Monday, March 1, 2010

A week of first times!

In the last week I have had a handful of first time events and a couple of first time in a long time events that I would like to share.

First time in jail:

I can only describe my night in jail as complete desolation. I spent a little over 24hrs. located in the county jail. In those 24hrs. I experienced a host of feelings, ranging from loneliness to absolute despair. I have never felt so helpless, scared and down right frustrated at not being able to communicate with anyone. I absolutely do not ever want to be in that situation again.

First time realizing that I really do have close friends:

I have always felt that I kept my family and friends at arms length. Never really felt like I had any friends that I would consider close. I have just recently found that not only do I have close friends but I actually have more than one. I read a study not long ago that compared Friendship to Food. We need it to survive. I have never felt that way until my trip to county. I have never had to ask my friends or family to be there for me like I have asked them to in the last few months. I am finding that if I would have let them in a long time ago it probably would have been beneficial to my life.

First time in a long time of running a long distance:

I had the great opportunity to run with an experienced runner last week.
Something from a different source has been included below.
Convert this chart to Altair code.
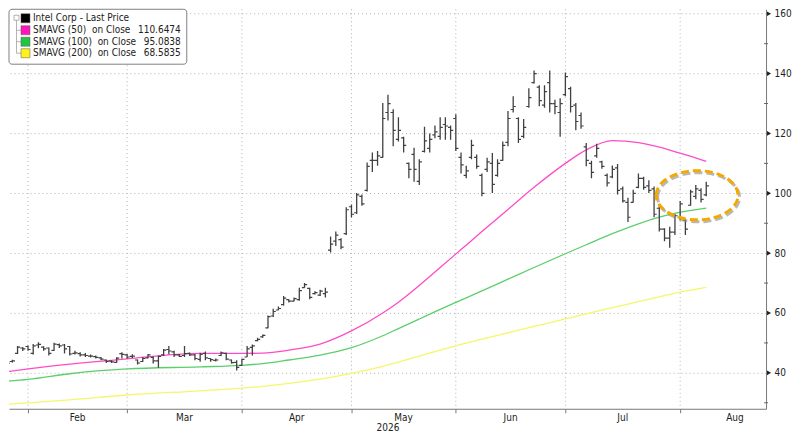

It really is odd how the miles just fly by when you have a really good conversation going. We ran 3 miles in what seemed like 5 minutes. I was in better shape than I had originally thought. I now find myself yearning to run again and again. I have hard time figuring out if its the running or the company that makes me want to go back again and again but either way, I am always ready to go.

First time in a long time feeling like a person:

I think I am going to start this one off with a quote:

"If you surround yourself with the good and righteous, they can only raise you up. If you surround yourself with the others, they will drag you down into the doldrums of mediocrity, and they will keep you there, but only as long as you permit it."

That being said, It has been a long long time since I have felt as if I was contributing to society and not just being a member of society. A lot of times I would feel like a follower in life and not a leader. I have always been the type to be first in line to do something new, first in line to do something retarded, first to do something seen as a breakthru. In the last 5 years these things have pretty much became things of the past but with a renewed sense of self worth, I would be surprised if I don't do something really awesome in the next month or so.